--- Available data ---
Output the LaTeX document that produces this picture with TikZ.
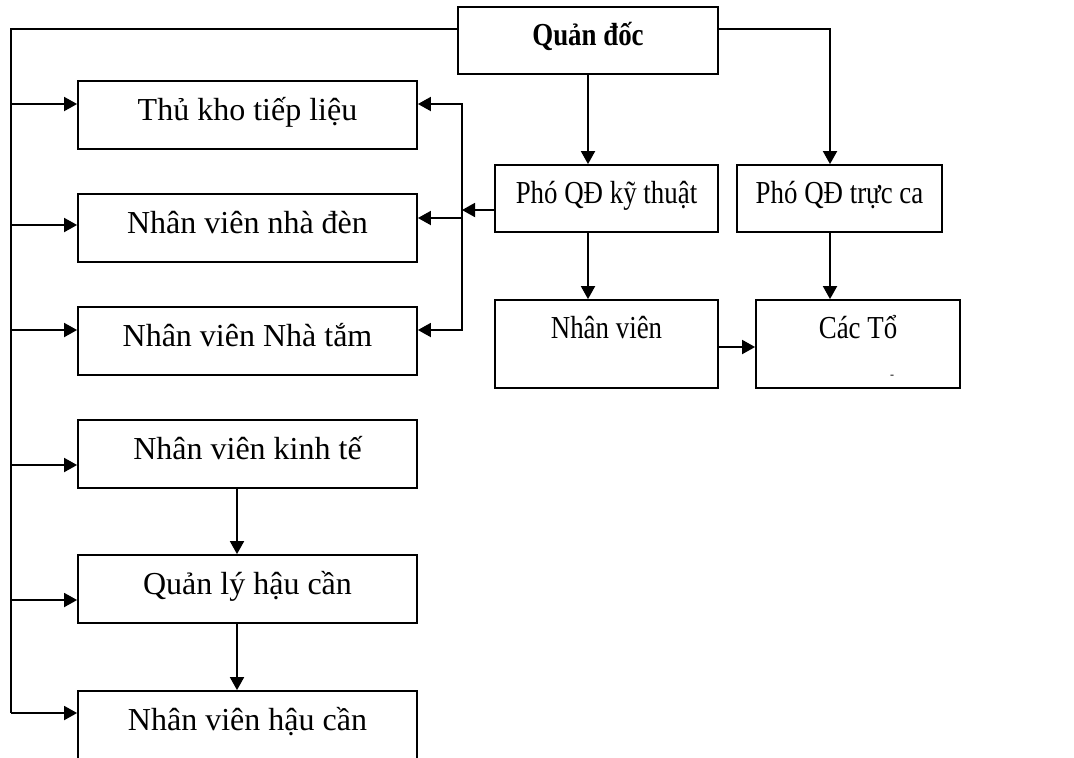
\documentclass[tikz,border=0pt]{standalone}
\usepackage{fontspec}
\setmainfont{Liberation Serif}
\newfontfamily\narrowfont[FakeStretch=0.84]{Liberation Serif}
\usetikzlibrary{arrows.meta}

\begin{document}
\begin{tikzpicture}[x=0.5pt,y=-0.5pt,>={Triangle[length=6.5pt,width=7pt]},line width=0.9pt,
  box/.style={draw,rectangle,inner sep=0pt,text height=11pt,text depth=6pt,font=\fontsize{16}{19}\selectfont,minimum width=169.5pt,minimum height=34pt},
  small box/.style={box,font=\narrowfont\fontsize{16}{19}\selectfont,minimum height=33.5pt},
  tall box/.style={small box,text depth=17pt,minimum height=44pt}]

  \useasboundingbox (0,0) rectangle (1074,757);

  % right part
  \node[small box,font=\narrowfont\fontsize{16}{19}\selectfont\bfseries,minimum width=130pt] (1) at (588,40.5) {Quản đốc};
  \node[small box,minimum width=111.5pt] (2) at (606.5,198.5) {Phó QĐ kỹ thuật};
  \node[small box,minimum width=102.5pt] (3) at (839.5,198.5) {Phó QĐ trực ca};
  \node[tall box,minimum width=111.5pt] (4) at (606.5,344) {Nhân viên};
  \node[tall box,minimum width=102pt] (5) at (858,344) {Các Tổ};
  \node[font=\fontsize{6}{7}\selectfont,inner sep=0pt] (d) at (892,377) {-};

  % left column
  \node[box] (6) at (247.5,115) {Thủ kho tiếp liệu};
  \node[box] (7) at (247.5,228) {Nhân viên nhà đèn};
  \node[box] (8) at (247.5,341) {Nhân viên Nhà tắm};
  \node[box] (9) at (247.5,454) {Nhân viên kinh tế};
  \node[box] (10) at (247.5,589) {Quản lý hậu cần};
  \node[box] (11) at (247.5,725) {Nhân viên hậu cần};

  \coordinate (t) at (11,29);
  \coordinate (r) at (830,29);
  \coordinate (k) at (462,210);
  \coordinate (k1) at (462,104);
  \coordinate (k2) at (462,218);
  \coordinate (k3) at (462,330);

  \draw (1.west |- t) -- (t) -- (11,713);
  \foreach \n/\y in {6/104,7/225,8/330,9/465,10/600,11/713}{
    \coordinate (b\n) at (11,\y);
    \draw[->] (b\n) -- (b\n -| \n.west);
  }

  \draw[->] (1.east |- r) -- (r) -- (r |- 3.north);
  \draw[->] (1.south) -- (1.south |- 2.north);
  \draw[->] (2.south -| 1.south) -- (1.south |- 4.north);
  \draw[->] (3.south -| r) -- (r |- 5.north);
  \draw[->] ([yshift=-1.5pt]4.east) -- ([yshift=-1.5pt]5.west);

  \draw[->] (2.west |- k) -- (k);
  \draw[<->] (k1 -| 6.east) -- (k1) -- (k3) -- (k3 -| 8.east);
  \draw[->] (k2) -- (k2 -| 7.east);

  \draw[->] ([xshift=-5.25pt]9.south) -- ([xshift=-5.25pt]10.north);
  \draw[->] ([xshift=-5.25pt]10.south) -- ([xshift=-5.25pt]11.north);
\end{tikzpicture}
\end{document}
---
Objective:
From start to finish, output the listing exactly, but omit its pictures.

Final result:
Output the LaTeX document that produces this picture with TikZ.
\documentclass[tikz,border=0pt]{standalone}
\usepackage{fontspec}
\setmainfont{Liberation Serif}
\newfontfamily\narrowfont[FakeStretch=0.84]{Liberation Serif}
\usetikzlibrary{arrows.meta}

\begin{document}
\begin{tikzpicture}[x=0.5pt,y=-0.5pt,>={Triangle[length=6.5pt,width=7pt]},line width=0.9pt,
  box/.style={draw,rectangle,inner sep=0pt,text height=11pt,text depth=6pt,font=\fontsize{16}{19}\selectfont,minimum width=169.5pt,minimum height=34pt},
  small box/.style={box,font=\narrowfont\fontsize{16}{19}\selectfont,minimum height=33.5pt},
  tall box/.style={small box,text depth=17pt,minimum height=44pt}]

  \useasboundingbox (0,0) rectangle (1074,757);

  % right part
  \node[small box,font=\narrowfont\fontsize{16}{19}\selectfont\bfseries,minimum width=130pt] (1) at (588,40.5) {Quản đốc};
  \node[small box,minimum width=111.5pt] (2) at (606.5,198.5) {Phó QĐ kỹ thuật};
  \node[small box,minimum width=102.5pt] (3) at (839.5,198.5) {Phó QĐ trực ca};
  \node[tall box,minimum width=111.5pt] (4) at (606.5,344) {Nhân viên};
  \node[tall box,minimum width=102pt] (5) at (858,344) {Các Tổ};
  \node[font=\fontsize{6}{7}\selectfont,inner sep=0pt] (d) at (892,377) {-};

  % left column
  \node[box] (6) at (247.5,115) {Thủ kho tiếp liệu};
  \node[box] (7) at (247.5,228) {Nhân viên nhà đèn};
  \node[box] (8) at (247.5,341) {Nhân viên Nhà tắm};
  \node[box] (9) at (247.5,454) {Nhân viên kinh tế};
  \node[box] (10) at (247.5,589) {Quản lý hậu cần};
  \node[box] (11) at (247.5,725) {Nhân viên hậu cần};

  \coordinate (t) at (11,29);
  \coordinate (r) at (830,29);
  \coordinate (k) at (462,210);
  \coordinate (k1) at (462,104);
  \coordinate (k2) at (462,218);
  \coordinate (k3) at (462,330);

  \draw (1.west |- t) -- (t) -- (11,713);
  \foreach \n/\y in {6/104,7/225,8/330,9/465,10/600,11/713}{
    \coordinate (b\n) at (11,\y);
    \draw[->] (b\n) -- (b\n -| \n.west);
  }

  \draw[->] (1.east |- r) -- (r) -- (r |- 3.north);
  \draw[->] (1.south) -- (1.south |- 2.north);
  \draw[->] (2.south -| 1.south) -- (1.south |- 4.north);
  \draw[->] (3.south -| r) -- (r |- 5.north);
  \draw[->] ([yshift=-1.5pt]4.east) -- ([yshift=-1.5pt]5.west);

  \draw[->] (2.west |- k) -- (k);
  \draw[<->] (k1 -| 6.east) -- (k1) -- (k3) -- (k3 -| 8.east);
  \draw[->] (k2) -- (k2 -| 7.east);

  \draw[->] ([xshift=-5.25pt]9.south) -- ([xshift=-5.25pt]10.north);
  \draw[->] ([xshift=-5.25pt]10.south) -- ([xshift=-5.25pt]11.north);
\end{tikzpicture}
\end{document}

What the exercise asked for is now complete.